FARES (Ancient city) PATRA
At Pharae there is also a water sacred to Hermes. The name of the spring is Hermes' stream, and the fish in it are not caught, being considered sacred to the god.

Dioysias spring

KYPARISSIIS (Ancient city) KYPARISSIA
When Cyparissiae is reached from Pylos, there is a spring below the city near the sea, the water of which they say gushed forth for Dionysus when he struck he ground with a thyrsus. For this reason they call the spring Dionysias.

Ancient sanctuaries

Precinct of Artemis

AKADIMIA PLATONOS (City quarter) ATHENS
As you go down to it you come to a precinct of Artemis, and wooden images of Ariste (Best) and Calliste (Fairest). In my opinion, which is supported by the poems of Pamphos, these are surnames of Artemis. There is another account of them, which I know but shall omit.

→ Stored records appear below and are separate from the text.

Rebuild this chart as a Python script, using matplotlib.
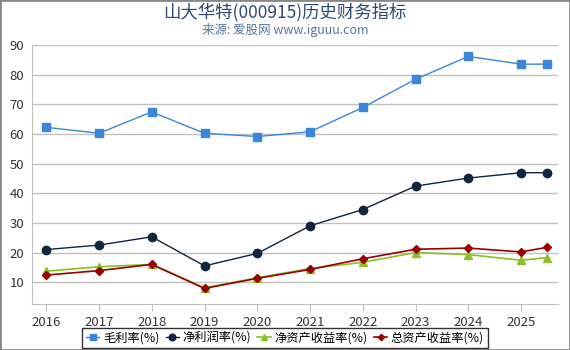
import matplotlib
matplotlib.use('Agg')
import matplotlib.pyplot as plt
from matplotlib.patches import Rectangle

plt.rcParams['font.family'] = ['Noto Sans CJK SC', 'DejaVu Sans']

x_pos = [2016, 2017, 2018, 2019, 2020, 2021, 2022, 2023, 2024, 2025, 2025.5]
tick_years = [2016, 2017, 2018, 2019, 2020, 2021, 2022, 2023, 2024, 2025]

gross = [62.3, 60.3, 67.5, 60.3, 59.2, 60.8, 69.0, 78.5, 86.2, 83.6, 83.6]
net = [21.1, 22.6, 25.4, 15.6, 19.8, 29.1, 34.6, 42.5, 45.2, 47.0, 47.0]
roe = [13.8, 15.3, 16.1, 8.2, 11.6, 14.7, 16.8, 20.1, 19.4, 17.5, 18.4]
roa = [12.5, 14.0, 16.1, 8.0, 11.4, 14.4, 18.0, 21.2, 21.6, 20.3, 21.9]

fig = plt.figure(figsize=(5.7, 3.5), dpi=100)
ax = fig.add_axes([0.057, 0.131, 0.922, 0.74])

ax.plot(x_pos, gross, color='#3a87d9', lw=1, marker='s', ms=6, label='毛利率(%)')
ax.plot(x_pos, net, color='#0f2540', lw=1, marker='o', ms=6, label='净利润率(%)')
ax.plot(x_pos, roe, color='#8cbf26', lw=1.2, marker='^', ms=6, label='净资产收益率(%)')
ax.plot(x_pos, roa, color='#990000', lw=1.2, marker='D', ms=4, label='总资产收益率(%)')

ax.set_xlim(2015.74, 2025.7)
ax.set_ylim(2.7, 90)
ax.set_yticks(range(10, 91, 10))
ax.set_xticks(tick_years)
ax.grid(axis='y', color='#c0c0c0', lw=1)
ax.set_axisbelow(True)
for s in ['top', 'right']:
    ax.spines[s].set_visible(False)
ax.spines['left'].set_color('#c0c0c0')
ax.spines['bottom'].set_color('#c0c0c0')
ax.tick_params(axis='y', length=0, pad=6, labelsize=9.5, labelcolor='#333333')
ax.tick_params(axis='x', length=5, color='#c0c0c0', labelsize=9.5, labelcolor='#333333')

fig.text(0.5, 0.965, '山大华特(000915)历史财务指标', ha='center', va='center',
         fontsize=12.5, color='#2c4a6e')
fig.text(0.5, 0.915, '来源: 爱股网 www.iguuu.com', ha='center', va='center',
         fontsize=9, color='#5577a0')

leg = fig.legend(loc='center', bbox_to_anchor=(0.5, 0.035), ncol=4, fontsize=8.8,
                 frameon=True, fancybox=False, edgecolor='black', handlelength=1.1,
                 handletextpad=0.3, columnspacing=0.5, borderpad=0.3, borderaxespad=0,
                 markerscale=0.8)
leg.get_frame().set_linewidth(1)

fig.patches.append(Rectangle((0, 0), 1, 1, transform=fig.transFigure, fill=False,
                             edgecolor='#888888', lw=2))

fig.savefig('out.png', dpi=100)
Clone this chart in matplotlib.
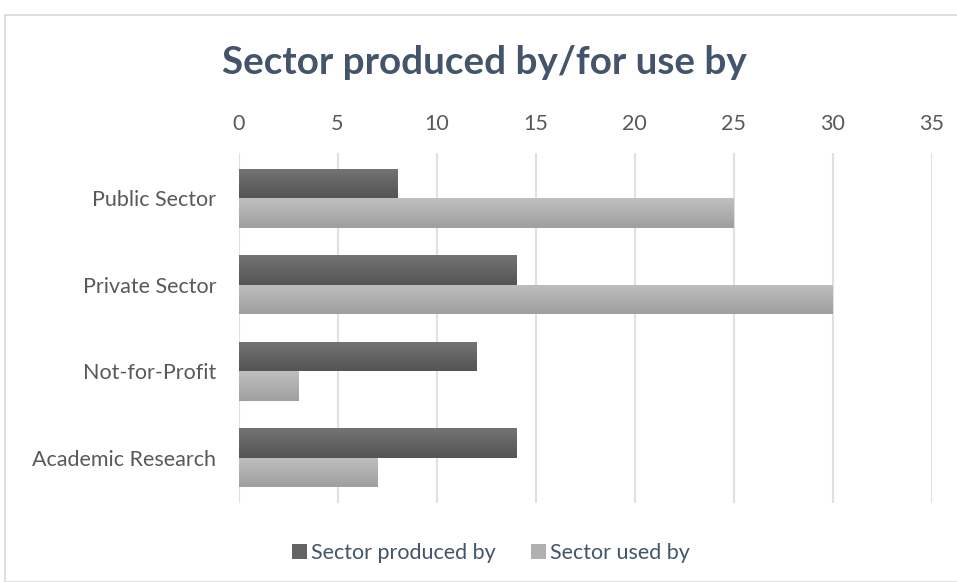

Temple of Dionysus Eleuthereus

Then there is a small temple, into which every year on fixed days they carry the image of Dionysus Eleuthereus.

Altar of Eros

Before the entrance to the Academy is an altar to Eros, with an inscription that Charmus was the first Athenian to dedicate an altar to that god.

Altar of Prometheus

In the Academy is an altar to Prometheus, and from it they run to the city carrying burning torches. The contest is while running to keep the torch still alight; if the torch of the first runner goes out, he has no longer any claim to victory, but the second runner has. If his torch also goes out, then the third man is the victor. If all the torches go out, no one is left to be winner.

Altars of the Muses, of Athena and of Heracles

There is an altar to the Muses, and another to Hermes, and one within to Athena, and they have built one to Heracles. There is also an olive tree, accounted to be the second that appeared.

Sanctuary of Ptoan Apollo

AKREFNION (Ancient city) THIVES
It was located at a distance of fifteen stades away from the city (Paus. 9,23,5).